Pour des raisons géostratégiques, face à l’Iran et la Russie, les Etats-Unis ont soutenu les Taliban pendant un temps, au point de vouloir leur donner le siège de l’Afghanistan aux Nations Unies, puis ils ont évolué, en raison de campagnes de presse. Le tracé du pipeline d’Unocal a été modifié. Récemment les Américains ont bombardé la résidence supposée d’Oussama Ben Laden.

M. Roland Blum a fait observer que le poids de l’opinion publique, de la presse et de la télévision, notamment CNN, était considérable aux Etats-Unis, ce qui infléchissait largement les positions prises par les autorités de ce pays.

Il s’est renseigné sur les procédures en cours contre Total, notamment devant le Bureau International du Travail (BIT).
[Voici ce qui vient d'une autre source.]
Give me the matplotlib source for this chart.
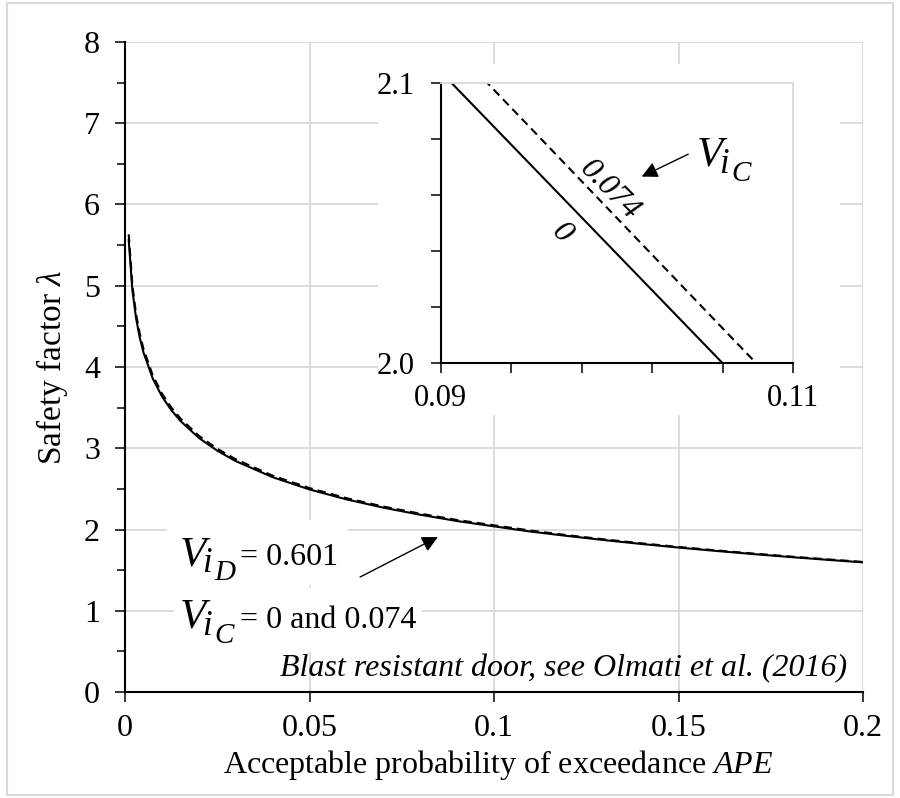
import matplotlib
matplotlib.use("Agg")
import matplotlib.pyplot as plt
from matplotlib.patches import Rectangle

# APE values and safety factor
ape = [0.001, 0.002, 0.003, 0.004, 0.005, 0.0075, 0.01, 0.0125, 0.015, 0.02,
       0.025, 0.03, 0.04, 0.05, 0.06, 0.07, 0.08, 0.09, 0.095, 0.1,
       0.105, 0.11, 0.12, 0.13, 0.14, 0.15, 0.16, 0.17, 0.18, 0.19, 0.2]
lam_vic0 = [5.562, 4.945, 4.599, 4.361, 4.180, 3.860, 3.639, 3.472, 3.337, 3.128,
            2.970, 2.842, 2.644, 2.493, 2.371, 2.269, 2.182, 2.104, 2.0715, 2.039,
            2.0065, 1.974, 1.9203, 1.8692, 1.8219, 1.7780, 1.7371, 1.6988, 1.6624, 1.6282, 1.5957]
lam_vic074 = [5.633, 5.004, 4.651, 4.409, 4.224, 3.899, 3.674, 3.504, 3.367, 3.154,
              2.994, 2.864, 2.663, 2.510, 2.386, 2.283, 2.195, 2.1173, 2.0846, 2.0518,
              2.0190, 1.9863, 1.9296, 1.8779, 1.8300, 1.7856, 1.7442, 1.7055, 1.6686, 1.6341, 1.6012]

main_xticks = [0, 0.05, 0.1, 0.15, 0.2]
main_xlabels = ["0", "0.05", "0.1", "0.15", "0.2"]
inset_xticks = [0.09, 0.094, 0.098, 0.102, 0.106, 0.11]
inset_xlabels = ["0.09", "", "", "", "", "0.11"]
inset_yticks = [2.0, 2.02, 2.04, 2.06, 2.08, 2.1]
inset_ylabels = ["2.0", "", "", "", "", "2.1"]

plt.rcParams["font.family"] = ["Liberation Serif", "DejaVu Serif"]
plt.rcParams["mathtext.fontset"] = "custom"
plt.rcParams["mathtext.rm"] = "Liberation Serif"
plt.rcParams["mathtext.it"] = "Liberation Serif:italic"

grey = "#d9d9d9"
fs = 23


def v_label(a, x, y, sub, rest=None):
    # V with subscript i and a second subscript, Excel equation style
    kw = dict(xycoords="data", textcoords="offset points", ha="left", va="baseline",
              style="italic", annotation_clip=False)
    a.annotate("V", (x, y), xytext=(0, 0), fontsize=31, **kw)
    a.annotate("i", (x, y), xytext=(16, -5), fontsize=25, **kw)
    a.annotate(sub, (x, y), xytext=(24.5, -11), fontsize=21, **kw)
    if rest:
        a.annotate(rest, (x, y), xytext=(43, 0), textcoords="offset points",
                   ha="left", va="baseline", fontsize=fs)


fig = plt.figure(figsize=(9, 7.98), dpi=100)
fig.patches.append(Rectangle((0.008, 0.004), 0.984, 0.992, transform=fig.transFigure,
                             fill=False, edgecolor=grey, lw=1.5))

# main chart
ax = fig.add_axes([0.1389, 0.1328, 0.82, 0.8146])
ax.plot(ape, lam_vic074, color="black", ls="--", dashes=(4, 2.5), lw=1.5)
ax.plot(ape, lam_vic0, color="black", lw=1.5)
ax.set_xlim(0, 0.2)
ax.set_ylim(0, 8)
ax.set_xticks(main_xticks)
ax.set_xticklabels(main_xlabels)
ax.set_yticks(range(0, 9))
ax.set_yticks([i + 0.5 for i in range(8)], minor=True)
ax.grid(True, color=grey, lw=1.3)
ax.set_axisbelow(True)
for s in ["top", "right"]:
    ax.spines[s].set_visible(False)
for s in ["left", "bottom"]:
    ax.spines[s].set_linewidth(1.5)
ax.tick_params(axis="both", which="major", direction="out", length=7, width=1.1, labelsize=fs)
ax.tick_params(axis="y", which="major", pad=11)
ax.tick_params(axis="x", which="major", pad=9)
ax.tick_params(axis="y", which="minor", direction="out", length=5.5, width=1.1)
ax.set_ylabel(r"Safety factor $\lambda$", fontsize=24)
ax.set_xlabel(r"Acceptable probability of exceedance $APE$", fontsize=fs)
ax.yaxis.set_label_coords(-0.075, 0.5)
ax.xaxis.set_label_coords(0.506, -0.086)

# white boxes behind the annotations
ax.add_patch(Rectangle((0.0114, 1.317), 0.049, 0.80, facecolor="white", edgecolor="none", zorder=1))
ax.add_patch(Rectangle((0.0133, 0.49), 0.0672, 0.79, facecolor="white", edgecolor="none", zorder=1))

v_label(ax, 0.0149, 1.563, "D", "= 0.601")
v_label(ax, 0.0149, 0.788, "C", "= 0 and 0.074")
ax.annotate("", xy=(0.0848, 1.908), xytext=(0.0637, 1.415),
            arrowprops=dict(arrowstyle="-|>", color="black", lw=1, mutation_scale=24,
                            shrinkA=0, shrinkB=0))
ax.text(0.1957, 0.197, "Blast resistant door, see Olmati et al. (2016)",
        fontsize=fs, style="italic", ha="right", va="baseline")

# white area of the inset chart
fig.patches.append(Rectangle((378 / 900, 1 - 415 / 798), 462 / 900, 351 / 798,
                             transform=fig.transFigure, facecolor="white",
                             edgecolor="none", zorder=1))

# inset
axi = fig.add_axes([0.4897, 0.5447, 0.3917, 0.3513])
axi.set_zorder(2)
axi.plot(ape, lam_vic074, color="black", ls="--", dashes=(4, 2.5), lw=1.5)
axi.plot(ape, lam_vic0, color="black", lw=1.5)
axi.set_xlim(0.09, 0.11)
axi.set_ylim(2.0, 2.1)
axi.set_xticks(inset_xticks)
axi.set_xticklabels(inset_xlabels)
axi.set_yticks(inset_yticks)
axi.set_yticklabels(inset_ylabels)
for s in ["top", "right"]:
    axi.spines[s].set_color(grey)
    axi.spines[s].set_linewidth(1.3)
for s in ["left", "bottom"]:
    axi.spines[s].set_linewidth(1.5)
axi.tick_params(axis="both", direction="out", length=7, width=1.1, labelsize=22)
axi.tick_params(axis="y", pad=12)
axi.tick_params(axis="x", pad=8)

axi.text(0.0996, 2.0618, "0.074", fontsize=fs, style="italic", rotation=-45,
         ha="center", va="center", rotation_mode="anchor")
axi.text(0.09686, 2.0465, "0", fontsize=fs, style="italic", rotation=-45,
         ha="center", va="center", rotation_mode="anchor")
axi.annotate("", xy=(0.1014, 2.0666), xytext=(0.10404, 2.0746),
             arrowprops=dict(arrowstyle="-|>", color="black", lw=1, mutation_scale=24,
                             shrinkA=0, shrinkB=0))
v_label(axi, 0.10454, 2.0704, "C")

fig.savefig("out.png", dpi=100)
Il a voulu savoir si les entreprises américaines respectaient les embargos.

Evoquant le cas de la Compagnie Elf au Congo, M. Pierre Brana a demandé comment, concrètement, la direction des Nations Unies opérait quand la France était mise en cause à ce sujet.
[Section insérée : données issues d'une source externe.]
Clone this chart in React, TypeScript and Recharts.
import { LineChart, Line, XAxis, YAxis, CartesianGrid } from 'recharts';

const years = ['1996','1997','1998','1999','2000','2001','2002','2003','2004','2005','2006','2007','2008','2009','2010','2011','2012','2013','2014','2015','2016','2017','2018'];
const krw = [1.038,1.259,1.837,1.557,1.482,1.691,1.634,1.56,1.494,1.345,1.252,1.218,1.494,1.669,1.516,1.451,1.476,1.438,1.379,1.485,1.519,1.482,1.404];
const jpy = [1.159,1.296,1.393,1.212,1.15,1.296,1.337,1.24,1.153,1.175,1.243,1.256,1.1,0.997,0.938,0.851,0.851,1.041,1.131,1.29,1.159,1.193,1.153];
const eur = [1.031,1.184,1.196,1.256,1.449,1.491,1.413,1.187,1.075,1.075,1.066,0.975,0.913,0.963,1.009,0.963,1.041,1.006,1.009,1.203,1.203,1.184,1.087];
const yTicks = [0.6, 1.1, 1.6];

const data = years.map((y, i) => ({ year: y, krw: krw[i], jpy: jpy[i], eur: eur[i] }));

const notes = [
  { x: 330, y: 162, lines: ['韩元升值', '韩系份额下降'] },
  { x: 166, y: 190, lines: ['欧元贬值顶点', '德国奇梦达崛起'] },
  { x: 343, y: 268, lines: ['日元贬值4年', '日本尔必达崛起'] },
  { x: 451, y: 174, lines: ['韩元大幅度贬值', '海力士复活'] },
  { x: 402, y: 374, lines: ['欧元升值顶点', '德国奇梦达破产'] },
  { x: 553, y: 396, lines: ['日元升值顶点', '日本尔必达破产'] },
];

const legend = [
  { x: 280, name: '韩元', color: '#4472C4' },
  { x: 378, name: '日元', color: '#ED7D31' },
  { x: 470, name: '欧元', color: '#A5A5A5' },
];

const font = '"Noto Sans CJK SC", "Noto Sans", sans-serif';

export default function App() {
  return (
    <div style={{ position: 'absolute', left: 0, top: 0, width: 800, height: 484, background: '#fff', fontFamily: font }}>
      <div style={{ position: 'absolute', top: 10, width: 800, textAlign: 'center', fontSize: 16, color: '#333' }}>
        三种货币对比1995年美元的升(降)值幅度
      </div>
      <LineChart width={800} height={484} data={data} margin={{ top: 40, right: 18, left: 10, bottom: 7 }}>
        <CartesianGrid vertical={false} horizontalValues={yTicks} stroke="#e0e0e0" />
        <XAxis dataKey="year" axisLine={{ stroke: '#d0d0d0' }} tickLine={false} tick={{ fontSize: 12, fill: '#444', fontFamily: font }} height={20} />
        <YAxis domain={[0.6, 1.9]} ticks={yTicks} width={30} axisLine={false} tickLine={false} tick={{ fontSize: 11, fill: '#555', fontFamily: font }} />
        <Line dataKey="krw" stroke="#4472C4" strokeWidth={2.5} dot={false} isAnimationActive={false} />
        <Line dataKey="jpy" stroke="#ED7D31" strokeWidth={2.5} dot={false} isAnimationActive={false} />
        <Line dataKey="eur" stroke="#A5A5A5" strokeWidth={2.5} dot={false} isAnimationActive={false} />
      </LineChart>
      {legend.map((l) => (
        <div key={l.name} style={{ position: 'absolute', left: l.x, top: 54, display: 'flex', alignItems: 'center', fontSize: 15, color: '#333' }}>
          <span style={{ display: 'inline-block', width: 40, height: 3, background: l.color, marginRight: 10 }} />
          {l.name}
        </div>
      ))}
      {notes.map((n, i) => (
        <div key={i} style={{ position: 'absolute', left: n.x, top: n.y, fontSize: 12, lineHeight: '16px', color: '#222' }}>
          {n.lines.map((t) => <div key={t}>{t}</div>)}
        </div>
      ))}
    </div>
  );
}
S’agissant de la présence de Total en Birmanie, il a souhaité savoir comment la direction des Nations Unies du ministère des Affaires étrangères réagissait quand cette compagnie pétrolière était mise en cause.

M. Jean De Gliniasty a apporté les précisions suivantes.

Il a reconnu que la presse américaine et les chaînes de télévision influençaient largement l’opinion publique américaine voire les diplomates en poste aux Nations Unies.

Selon lui, l’ONU n’a pas à connaître du comportement d’Elf au Congo car les critères d’intervention du Conseil de sécurité sont la situation humanitaire grave et les menaces pour la paix.

Total n’a pas été condamnée à la Commission des droits de l’Homme des Nations Unies, en l’absence de toute accusation explicite. Toutefois, on ne pouvait exclure que la compagnie soit mise en cause devant le BIT par voie de recommandation. Dans ce genre de cas, des démarches pouvaient être envisagées.